Ok - here it goes.
Our house has a raised seam metal roof. When we bought it it needed to be painted.
I decided to do it myself so save money, gain experience and because I prefer to spend my money on buying the tools to do a job instead of paying someone else to do the job.
First I bought a safety harness. The kind that wraps around both your legs and goes around your shoulders and clips in the front. The rope attaches to the back between your shoulder blades. If you actually fall off the roof, this is the only way to properly stop yourself. If you just have the rope tied around your waist, you're going to hang yourself; get sliced in half by the rope ; or snap you're back in half while inflicting major internal injuries to yourself. Do yourself a facor and purchase a fall rated D-Ring clip so that you can easily remove yourself from the rope. Those carabiners that the sell for you to use as a key chain in Home Depot WILL NOT WORK.
I was fortunate because my roof was set up with a nearly flat roof on the back half of the house so I only needed the fall protection when working on the front of the house. I was also fortunate to have large trees in the back yard to tie myself off to so I didn't need to invest in anchors that attach to the roof in order to secure my rope. I did not use a fall arresting approved rope, but I did purchase one that would support more than 3 times my weight and I tied a series of loops along the rope about 1 foot apart so that I could adjust how far the rope would let me go. This minimized the distance that I would be able to fall at any given time. This also meant no chance of free fall, only short slides down the roof could ever happen.
I also took apart an extension ladder and draped one part over each side of the roof with a rope holding them together in the center. This, I was informed, is called a chicken ladder. I didn;t care what they called me I knew I wasn't likely to fall off the roof using the ladder like this.
Here's a shot of the chicken ladder on the roof:
I prepped the roof using a 4 inch wire wheel on a drill. I just locked the drill trigger into place and let the wheel spin and take the heavy rust and paint off the roof. It took a long time and was DIRTY work. I wore a cartridge style respirator.
If I felt that it was necessary to scrape anything I used one of those cheapo ALL PLASTIC scrapers. A metal scraper would put a hole through the tin roof in a second. Then you have another patch to make.
Once a section is brushed off, I would broom clean it and them use a garden sprayer to spray a solution of TSP over that area to rinse away the dust and remnants of lead paint.

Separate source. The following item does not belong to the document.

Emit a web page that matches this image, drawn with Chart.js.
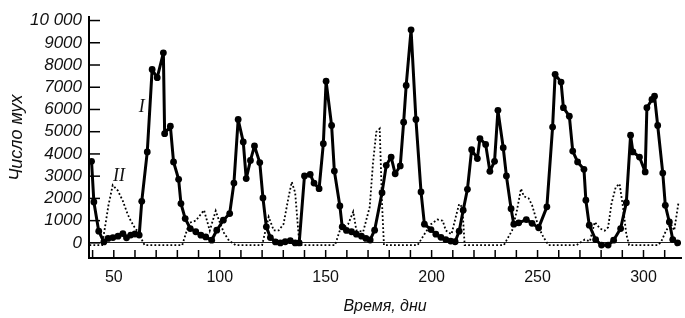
<!DOCTYPE html>
<html>
<head>
<meta charset="utf-8">
<script src="https://cdn.jsdelivr.net/npm/chart.js@4.4.1/dist/chart.umd.min.js"></script>
<style>
  html, body { margin: 0; padding: 0; background: #fff; }
  canvas { display: block; }
</style>
</head>
<body>
<canvas id="fliesChart" width="685" height="318"></canvas>
<script>
// Series I - adults (solid line with dots)
const daysI = [39.5, 40.6, 42.9, 45.3, 47.3, 49.6, 52, 54.3, 56, 58, 60, 62, 63.2, 65.8, 68.1, 70.5, 73.4, 74.0,
    76.7, 78.2, 80.6, 81.7, 83.7, 86.1, 88.7, 91.1, 93.4, 96.2, 98.6, 101.7, 104.7, 106.7, 108.7, 111.1,
    112.5, 114.5, 116.4, 118.9, 120.4, 122, 123.9, 126.3, 128.6, 130.9, 133.3, 135.6, 137.5, 140, 142.7,
    144.5, 146.9, 148.9, 150.2, 152.8, 154.1, 156.7, 157.8, 159.8, 162.2, 164.5, 166.9, 169, 171, 173.1,
    176.6, 178.6, 180.9, 182.8, 185.2, 186.8, 188, 190.3, 192.6, 195, 196.6, 199.7, 202, 204.4, 206.7,
    209, 211.1, 213, 214.9, 216.9, 218.9, 221.6, 222.8, 225.5, 227.5, 229.7, 231.3, 233.8, 235.3, 237.5,
    238.8, 241.1, 244.7, 247.4, 250.5, 254.4, 257.1, 258.3, 261.1, 262.2, 265, 266.6, 268.9, 271.9, 272.8,
    274.4, 277.4, 280.2, 283.3, 285.9, 289.2, 291.9, 293.9, 295, 298.1, 300.8, 301.6, 304, 305.2, 306.7,
    309.1, 310.3, 312.2, 313.8, 316.1];
const fliesI = [3670, 1840, 525, 45, 200, 240, 300, 420, 230, 350, 400, 350, 1870, 4090, 7800, 7430, 8550, 4910,
    5250, 3640, 2860, 1770, 1095, 645, 500, 345, 270, 120, 570, 1020, 1320, 2690, 5550, 4540,
    2890, 3710, 4360, 3610, 2020, 720, 240, 45, 0, 50, 100, 0, 0, 3010, 3080,
    2690, 2440, 4460, 7270, 5280, 3230, 1660, 720, 560, 500, 390, 300, 200, 130, 570,
    2260, 3490, 3860, 3110, 3460, 5430, 7080, 9580, 5550, 2290, 840, 600, 390, 250, 150,
    80, 50, 525, 1470, 2410, 4190, 3790, 4690, 4430, 3220, 3670, 5960, 4280, 3010, 1540,
    840, 900, 1050, 880, 675, 1620, 5210, 7580, 7230, 6080, 5700, 4130, 3640, 3310, 1920,
    795, 150, -100, -100, 120, 645, 1810, 4840, 4090, 3860, 3190, 6080, 6450, 6600, 5280,
    3140, 1690, 940, 150, 0];

// Series II (dotted line)
const daysII = [38.5, 44.5, 46, 47.5, 49.5, 51.9, 54.2, 56.5, 58, 59.8, 61.4, 64.5, 82.3, 85.6, 88.7, 92.6,
    95.3, 98.1, 99.7, 102, 104.4, 107.5, 120, 123.1, 125.5, 127.8, 130.1, 132.5, 134, 135.6, 137.2, 138,
    154.4, 156.7, 160.6, 163, 164.5, 167.7, 170.8, 172.3, 173.9, 175.5, 176.6, 177.5, 193.4, 196.6, 199.7,
    202.8, 205.2, 206.7, 209.4, 211.4, 213, 214.5, 215.6, 234.1, 238, 240.3, 242.2, 243.5, 245.8, 247.4,
    250.5, 252.8, 255.2, 268.4, 272.3, 274.7, 277, 279.4, 281.7, 283.3, 284.9, 286.9, 288.7, 290.3, 291.9,
    293.2, 306.8, 308.3, 310.7, 313, 314.5, 316.5];
const fliesII = [-100, -100, 800, 1700, 2600, 2350, 1900, 1300, 1000, 700, 500, -100, -100, 900, 1000, 1470,
    550, 1440, 1000, 450, 100, -100, -100, 1170, 560, 560, 840, 2070, 2740, 2260, 390, -100,
    -100, 560, 840, 1400, 560, 500, 1620, 3560, 4990, 5140, 1770, -100, -100, 390, 840,
    1050, 1000, 560, 390, 1170, 1750, 1600, -100, -100, 560, 1480, 2440, 2100, 2000, 1700,
    700, 250, -100, -100, 150, 70, 940, 650, 550, 700, 1770, 2510, 2660, 1620, 390,
    -100, -100, 45, 560, 850, 560, 1800];

const xTicks = [40, 50, 60, 70, 80, 90, 100, 110, 120, 130, 140, 150, 160, 170, 180, 190, 200,
    210, 220, 230, 240, 250, 260, 270, 280, 290, 300, 310];
const yTicks = [0, 1000, 2000, 3000, 4000, 5000, 6000, 7000, 8000, 9000, 10000];

// curve labels, in data coordinates
const curveLabels = [
    { text: "I", day: 63.2, value: 6100 },
    { text: "II", day: 52.5, value: 3000 }
];

const innerTicks = {
    id: "innerTicks",
    afterDraw(chart) {
        const { ctx, chartArea, scales: { x, y } } = chart;
        ctx.save();
        ctx.strokeStyle = "#000";
        ctx.lineWidth = 1.5;
        x.ticks.forEach(t => {
            const px = x.getPixelForValue(t.value);
            ctx.beginPath();
            ctx.moveTo(px, chartArea.bottom);
            ctx.lineTo(px, chartArea.bottom - 8);
            ctx.stroke();
        });
        y.ticks.forEach(t => {
            const py = y.getPixelForValue(t.value);
            ctx.beginPath();
            ctx.moveTo(chartArea.left, py);
            ctx.lineTo(chartArea.left + 11, py);
            ctx.stroke();
        });
        ctx.fillStyle = "#111";
        ctx.font = "italic 18px 'Liberation Serif', serif";
        ctx.textAlign = "center";
        ctx.textBaseline = "middle";
        curveLabels.forEach(l => {
            ctx.fillText(l.text, x.getPixelForValue(l.day), y.getPixelForValue(l.value));
        });
        ctx.restore();
    }
};

const ctx = document.getElementById("fliesChart").getContext("2d");

new Chart(ctx, {
    type: "line",
    data: {
        datasets: [
            {
                label: "I",
                data: daysI.map((d, i) => ({ x: d, y: fliesI[i] })),
                borderColor: "#000",
                backgroundColor: "#000",
                borderWidth: 3,
                borderJoinStyle: "round",
                pointRadius: 3.4,
                pointBorderWidth: 0,
                tension: 0,
                order: 0
            },
            {
                label: "II",
                data: daysII.map((d, i) => ({ x: d, y: fliesII[i] })),
                borderColor: "#000",
                borderWidth: 1.8,
                borderDash: [1.8, 2.2],
                pointRadius: 0,
                tension: 0,
                order: 1
            }
        ]
    },
    options: {
        responsive: false,
        animation: false,
        layout: { padding: { top: 17, right: 0, left: 0, bottom: 0 } },
        plugins: {
            legend: { display: false },
            tooltip: { enabled: false }
        },
        scales: {
            x: {
                type: "linear",
                min: 38.3,
                max: 317.7,
                afterBuildTicks: scale => { scale.ticks = xTicks.map(v => ({ value: v })); },
                afterFit: scale => { scale.height = 60; },
                grid: { display: false, drawTicks: false },
                border: { display: true, color: "#000", width: 2 },
                ticks: {
                    padding: 10,
                    color: "#111",
                    font: { family: "'Liberation Sans Narrow', 'Liberation Sans', sans-serif", size: 16 },
                    maxRotation: 0,
                    autoSkip: false,
                    callback: v => (v % 50 === 0 ? String(v) : "")
                },
                title: {
                    display: true,
                    text: "Время, дни",
                    color: "#111",
                    font: { family: "'Liberation Sans', sans-serif", size: 16, style: "italic" },
                    padding: { top: 0, bottom: 2 }
                }
            },
            y: {
                min: -680,
                max: 10150,
                afterBuildTicks: scale => { scale.ticks = yTicks.map(v => ({ value: v })); },
                afterFit: scale => { scale.width = 89; },
                grid: {
                    drawTicks: false,
                    color: c => (c.tick && c.tick.value === 0 ? "#222" : "rgba(0,0,0,0)"),
                    lineWidth: 1
                },
                border: { display: true, color: "#000", width: 2 },
                ticks: {
                    padding: 7,
                    color: "#111",
                    font: { family: "'Liberation Sans', sans-serif", size: 17, style: "italic" },
                    callback: v => (v === 10000 ? "10 000" : String(v))
                },
                title: {
                    display: true,
                    text: "Число мух",
                    color: "#111",
                    font: { family: "'Liberation Sans', sans-serif", size: 18, style: "italic" },
                    padding: { top: 6, bottom: 0 }
                }
            }
        }
    },
    plugins: [innerTicks]
});
</script>
</body>
</html>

Then I would brush the seams and ridges with a rust inhibitive primer and finally brush the flat areas in between. I used a brush because I wanted to make sure I didn't miss any spots. Here's a shot of the roof showing the rust inhibitor going on , the wire wheeled areas and the roof as it was before work started.

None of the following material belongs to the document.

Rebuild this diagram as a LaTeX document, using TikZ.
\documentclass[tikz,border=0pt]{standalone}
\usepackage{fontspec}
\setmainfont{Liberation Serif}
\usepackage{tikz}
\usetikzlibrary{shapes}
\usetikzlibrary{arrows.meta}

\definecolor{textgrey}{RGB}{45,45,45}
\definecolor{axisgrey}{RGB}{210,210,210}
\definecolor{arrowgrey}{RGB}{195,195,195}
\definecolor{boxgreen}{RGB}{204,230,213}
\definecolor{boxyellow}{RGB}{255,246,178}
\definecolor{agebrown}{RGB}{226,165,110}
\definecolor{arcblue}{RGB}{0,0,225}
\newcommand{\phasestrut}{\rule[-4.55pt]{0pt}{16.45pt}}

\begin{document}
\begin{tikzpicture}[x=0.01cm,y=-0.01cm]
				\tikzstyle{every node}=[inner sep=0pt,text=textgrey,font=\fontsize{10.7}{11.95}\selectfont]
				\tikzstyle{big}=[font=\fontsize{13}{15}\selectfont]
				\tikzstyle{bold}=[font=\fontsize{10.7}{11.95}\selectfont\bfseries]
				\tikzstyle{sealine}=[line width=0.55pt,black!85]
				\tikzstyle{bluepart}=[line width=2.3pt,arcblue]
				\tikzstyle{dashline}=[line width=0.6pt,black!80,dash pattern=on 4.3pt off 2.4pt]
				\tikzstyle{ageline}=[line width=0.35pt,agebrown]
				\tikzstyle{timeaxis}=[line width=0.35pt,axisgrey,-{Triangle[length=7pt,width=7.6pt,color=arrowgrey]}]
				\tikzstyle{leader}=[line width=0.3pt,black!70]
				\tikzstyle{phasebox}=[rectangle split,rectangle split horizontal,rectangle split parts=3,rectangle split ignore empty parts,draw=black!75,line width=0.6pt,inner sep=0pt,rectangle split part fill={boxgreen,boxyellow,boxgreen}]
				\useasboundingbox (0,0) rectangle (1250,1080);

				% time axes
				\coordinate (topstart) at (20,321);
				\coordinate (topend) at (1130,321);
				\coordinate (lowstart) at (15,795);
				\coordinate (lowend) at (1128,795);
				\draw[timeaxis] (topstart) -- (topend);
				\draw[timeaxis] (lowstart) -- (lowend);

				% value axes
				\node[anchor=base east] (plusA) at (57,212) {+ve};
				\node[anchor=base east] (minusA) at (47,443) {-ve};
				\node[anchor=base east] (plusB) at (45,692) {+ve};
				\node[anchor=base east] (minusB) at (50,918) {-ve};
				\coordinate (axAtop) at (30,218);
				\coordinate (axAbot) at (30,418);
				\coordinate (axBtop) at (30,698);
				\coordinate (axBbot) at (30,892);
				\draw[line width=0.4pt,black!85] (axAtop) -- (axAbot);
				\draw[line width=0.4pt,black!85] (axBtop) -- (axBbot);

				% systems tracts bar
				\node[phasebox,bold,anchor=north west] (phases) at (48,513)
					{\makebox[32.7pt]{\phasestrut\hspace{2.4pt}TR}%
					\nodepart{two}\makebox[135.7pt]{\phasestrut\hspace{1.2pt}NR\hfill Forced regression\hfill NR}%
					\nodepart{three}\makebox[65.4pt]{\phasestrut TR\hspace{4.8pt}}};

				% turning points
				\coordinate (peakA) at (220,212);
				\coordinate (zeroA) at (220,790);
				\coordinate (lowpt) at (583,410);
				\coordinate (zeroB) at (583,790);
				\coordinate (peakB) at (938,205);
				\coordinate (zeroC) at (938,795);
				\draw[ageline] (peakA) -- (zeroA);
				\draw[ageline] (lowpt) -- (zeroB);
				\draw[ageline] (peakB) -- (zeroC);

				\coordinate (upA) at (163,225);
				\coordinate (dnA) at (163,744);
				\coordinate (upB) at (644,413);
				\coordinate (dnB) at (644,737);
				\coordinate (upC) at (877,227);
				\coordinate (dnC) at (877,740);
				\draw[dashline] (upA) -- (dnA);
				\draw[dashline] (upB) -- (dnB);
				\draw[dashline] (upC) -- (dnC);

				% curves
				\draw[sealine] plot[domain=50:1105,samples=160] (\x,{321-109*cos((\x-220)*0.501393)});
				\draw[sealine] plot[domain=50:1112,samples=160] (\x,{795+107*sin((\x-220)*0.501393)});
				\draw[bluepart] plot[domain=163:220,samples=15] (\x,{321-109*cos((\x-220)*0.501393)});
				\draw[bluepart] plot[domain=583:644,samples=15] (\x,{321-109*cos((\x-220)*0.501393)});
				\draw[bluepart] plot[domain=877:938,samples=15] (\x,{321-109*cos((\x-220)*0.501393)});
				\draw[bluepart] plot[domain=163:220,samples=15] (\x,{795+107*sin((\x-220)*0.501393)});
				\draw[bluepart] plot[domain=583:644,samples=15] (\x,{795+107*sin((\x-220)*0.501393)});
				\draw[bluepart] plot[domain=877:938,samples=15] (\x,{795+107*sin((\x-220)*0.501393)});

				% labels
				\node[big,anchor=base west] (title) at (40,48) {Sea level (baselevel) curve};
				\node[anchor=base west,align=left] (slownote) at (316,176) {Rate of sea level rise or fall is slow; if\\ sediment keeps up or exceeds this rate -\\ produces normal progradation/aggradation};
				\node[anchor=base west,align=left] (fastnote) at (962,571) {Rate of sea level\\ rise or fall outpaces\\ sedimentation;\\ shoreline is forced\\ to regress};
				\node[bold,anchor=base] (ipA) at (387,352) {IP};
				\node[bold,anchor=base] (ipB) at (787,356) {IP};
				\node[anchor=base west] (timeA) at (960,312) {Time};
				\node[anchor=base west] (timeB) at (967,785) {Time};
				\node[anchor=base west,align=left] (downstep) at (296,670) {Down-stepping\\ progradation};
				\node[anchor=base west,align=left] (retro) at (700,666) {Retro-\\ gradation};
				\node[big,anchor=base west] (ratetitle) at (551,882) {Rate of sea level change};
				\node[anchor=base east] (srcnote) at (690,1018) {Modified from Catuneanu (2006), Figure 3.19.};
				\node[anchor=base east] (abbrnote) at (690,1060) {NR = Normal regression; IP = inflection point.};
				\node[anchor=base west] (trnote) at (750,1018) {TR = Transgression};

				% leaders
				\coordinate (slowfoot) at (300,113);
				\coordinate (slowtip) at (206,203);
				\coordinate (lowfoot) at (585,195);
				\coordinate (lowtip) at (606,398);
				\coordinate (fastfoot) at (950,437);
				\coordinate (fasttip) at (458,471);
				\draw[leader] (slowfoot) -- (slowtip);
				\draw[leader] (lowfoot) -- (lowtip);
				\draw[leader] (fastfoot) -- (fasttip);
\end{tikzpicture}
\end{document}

After I was done working for the day I scraped all the paint chips out of the gutter, sealed them in a plastic bag and disposed of them (properly)

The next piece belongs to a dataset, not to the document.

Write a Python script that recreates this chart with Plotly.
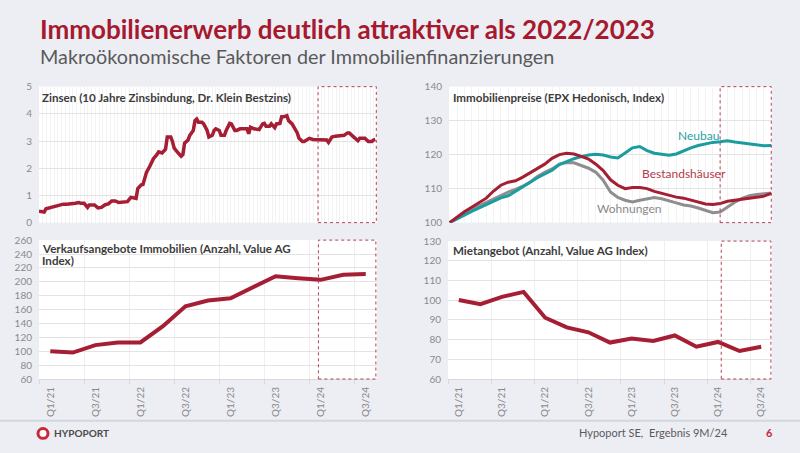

so that they wouldn't contaminate the soil around the house.
I Primed the roof with the manufacturer's recommended primer after the rust inhibitor was on the roof and then I applied two coats of the final paint.
I used red as the first coat of paint and then put the final color (bronze) over that. Using two different colors for the final coats ensured that I would be able to easily see that I hadn't missed a spot. This was important because at this time I was working strictly off the scaffolding using a heavy knap roller on an extension handle. The red will also be a visual indicator that it's time to go up and paint again.
My roof was in pretty good shape - no pinhles and only a couple of places that neded to be patched. Patching consisted of putting down a very heavy layer of the paint on the area, followed by a layer of heavy polyester reinforcemnt fabric sold by the paint system manufacturer. I was able to remold standing seams into the roof in areas where they had been removed and repatched with flat metal in the past. Once the fabric is set in place, coat over it a cople of times with the paint to complete the patch.
Simple and effective.
TIPS FOR PAINTING METAL:
Don't start too early in the day. let the dew evaporate before starting.
Wear soft shoes on the roof so you don't damage the metal. Like running shoes.
Stop painting several hours before dark. Like about 3 hours. Otherwise theres a chance that the paint won't set and it will run.
Avoid painting in the sun. That tin heats up quickly and it cooks the paint before a good bond can form. Try to always paint on the shaded side of the roof, or at least the side that's not in direct sunlight.
MATERIALS AND SUPPLIERS:
Enrust - rust inhibitive primer
Acrymax roofing paint systems - primer, paint and reinforcement fabric
Scaffolding - WACO RED scaffolding - used scaffolding supplier.
To purchase a safety harness search on google for "safety supplies" and narrow the search to "fall protection"
HB - been there - done that - what's next!